We measure three core operational realities. First, data accuracy. Does the rank tracker match manual incognito searches from specific geocoordinates? Second, API reliability. When the tool pushes a business hour update to Apple Maps or Bing, we track the exact time to publication. Third, reporting clarity.
A tool that requires a developer to interpret its dashboard fails our test.
Time in the Trenches
Local SEO is not instant. Testing software that tracks it can’t be instant either. We commit a minimum of 45 days to every platform we review.
The first 14 days expose onboarding friction and initial sync errors. The next 30 days reveal the truth about review velocity tracking and citation indexing. You can’t judge a citation builder in a weekend. We wait for the aggregators to process the submissions, monitor the dashboard for duplicate listing alerts, and document every false positive.
Our Blind Spots (What We Ignore)
We draw a hard line on topical scope. We don’t review general enterprise SEO suites that happen to have a local add-on. If local search is an afterthought for the developers, it’s an afterthought for us.
We reject tools that promise guaranteed map pack rankings. Google dictates the proximity signal. Software only reports it. We refuse to cover automated review-gating platforms that violate Google guidelines. If a tool puts your GBP at risk of suspension, we blacklist it.
Your business license is worth more than a software shortcut.
Who Runs the Tests
Duke Isaac Genon leads every software audit.
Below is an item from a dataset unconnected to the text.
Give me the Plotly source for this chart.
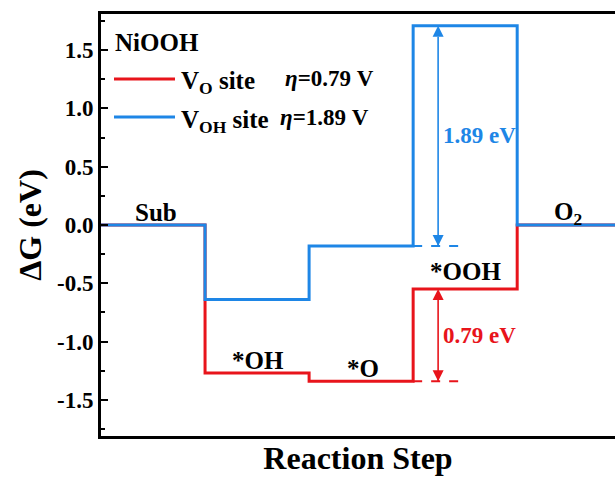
import plotly.graph_objects as go

# ---- data ----
steps = ["Sub", "*OH", "*O", "*OOH", "O<sub>2</sub>"]
step_edges = [0, 1, 2, 3, 4, 5]
vo_site = [0.0, -1.27, -1.34, -0.55, 0.0]      # V_O site (red)
voh_site = [0.0, -0.64, -0.18, 1.71, 0.0]      # V_OH site (blue)
eta_vo = 0.79
eta_voh = 1.89
y_ticks = [-1.5, -1.0, -0.5, 0.0, 0.5, 1.0, 1.5]
y_tick_text = ["-1.5", "-1.0", "-0.5", "0.0", "0.5", "1.0", "1.5"]

RED = "#e8141b"
BLUE = "#1e86e6"
FONT = "Liberation Serif"

def step_xy(levels):
    return step_edges, levels + [levels[-1]]

fig = go.Figure()
for levels, color in [(vo_site, RED), (voh_site, BLUE)]:
    x, y = step_xy(levels)
    fig.add_trace(go.Scatter(x=x, y=y, mode="lines", line=dict(color=color, width=3, shape="hv"),
                             showlegend=False, hoverinfo="skip"))

# dashed reference lines and double arrows for the potential-determining step
for levels, color, i_lo, i_hi in [(voh_site, BLUE, 2, 3), (vo_site, RED, 2, 3)]:
    lo, hi = levels[i_lo], levels[i_hi]
    fig.add_trace(go.Scatter(x=[step_edges[3], step_edges[3] + 0.46], y=[lo, lo], mode="lines",
                             line=dict(color=color, width=2, dash="dash"), showlegend=False, hoverinfo="skip"))
    ax = step_edges[3] + 0.24
    fig.add_trace(go.Scatter(x=[ax, ax], y=[lo, hi], mode="lines+markers",
                             line=dict(color=color, width=1.6),
                             marker=dict(symbol=["arrow-down", "arrow-up"], size=11, color=color,
                                         line=dict(width=0)),
                             showlegend=False, hoverinfo="skip"))
    fig.add_annotation(x=step_edges[3] + 0.64, y=(lo + hi) / 2, xref="x", yref="y",
                       xanchor="center", yanchor="middle",
                       text=f"<b>{hi - lo:.2f} eV</b>", showarrow=False,
                       font=dict(family=FONT, size=23, color=color))

# step labels
label_pos = [(0.53, 0.11), (1.51, -1.165), (2.52, -1.23), (3.5, -0.40), (4.49, 0.10)]
for name, (lx, ly) in zip(steps, label_pos):
    fig.add_annotation(x=lx, y=ly, xref="x", yref="y", xanchor="center", yanchor="middle",
                       text=f"<b>{name}</b>", showarrow=False,
                       font=dict(family=FONT, size=25, color="#000000"))

# legend (manual)
def px_x(p):
    return (p - 101) / 514
def px_y(p):
    return (436 - p) / 422

fig.add_annotation(x=px_x(113), y=px_y(42), xref="paper", yref="paper", xanchor="left", yanchor="middle",
                   text="<b>NiOOH</b>", showarrow=False, font=dict(family=FONT, size=25, color="#000000"))
for color, row_y, site, eta, eta_x in [(RED, 79, "V<sub>O</sub> site", eta_vo, 283),
                                       (BLUE, 117, "V<sub>OH</sub> site", eta_voh, 278)]:
    fig.add_shape(type="line", xref="paper", yref="paper", x0=px_x(114), x1=px_x(175),
                  y0=px_y(row_y), y1=px_y(row_y), line=dict(color=color, width=3))
    fig.add_annotation(x=px_x(179), y=px_y(row_y + 4), xref="paper", yref="paper",
                       xanchor="left", yanchor="middle",
                       text=f"<b>{site}</b>", showarrow=False, font=dict(family=FONT, size=25, color="#000000"))
    fig.add_annotation(x=px_x(eta_x), y=px_y(row_y), xref="paper", yref="paper",
                       xanchor="left", yanchor="middle",
                       text=f"<b><i>η</i>={eta:.2f} V</b>", showarrow=False,
                       font=dict(family=FONT, size=23, color="#000000"))

fig.update_layout(
    width=615, height=480,
    margin=dict(l=101, r=0, t=14, b=44),
    plot_bgcolor="white", paper_bgcolor="white",
    font=dict(family=FONT, color="black"),
    showlegend=False,
)
fig.update_xaxes(range=[0, 4.94], showgrid=False, zeroline=False, showticklabels=False, ticks="",
                 showline=True, linecolor="black", linewidth=3, mirror=True,
                 title=dict(text="<b>Reaction Step</b>", font=dict(family=FONT, size=32), standoff=9))
fig.update_yaxes(range=[-1.81, 1.81], showgrid=False, zeroline=False,
                 tickvals=y_ticks, ticktext=y_tick_text, ticks="inside", ticklen=7, tickwidth=2,
                 tickcolor="black", tickfont=dict(family=FONT, size=23, weight="bold"),
                 minor=dict(tickvals=[-1.75, -1.25, -0.75, -0.25, 0.25, 0.75, 1.25, 1.75],
                            ticks="inside", ticklen=4, tickwidth=2, tickcolor="black"),
                 showline=True, linecolor="black", linewidth=3, mirror=False,
                 title=dict(text="<b>ΔG (eV)</b>", font=dict(family=FONT, size=32), standoff=6))

fig.write_html("out.html")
Duke spent six years managing local search campaigns for multi-location franchises before building this site. He knows the difference between a temporary algorithm shuffle and a genuine ranking drop.
He handles the initial setup, API connections, and daily monitoring. When a tool claims to pull Q&A data directly from the search results page, Duke verifies the payload. No outsourced writers touch the testing process. We read the documentation. We break the software. We write the review.
Keeping the Data High-Resolution
Software rots. A platform that dominated citation management three years ago often struggles with today’s API limits. We revisit our top-rated tools every six months.
When Google changes how it displays local service ads or alters the review filter, local SEO tools must adapt. We check if our recommended platforms updated their tracking grids to match. If a tool falls behind, we drop its rating. We log every update at the top of the review page so you know exactly when the data was last verified.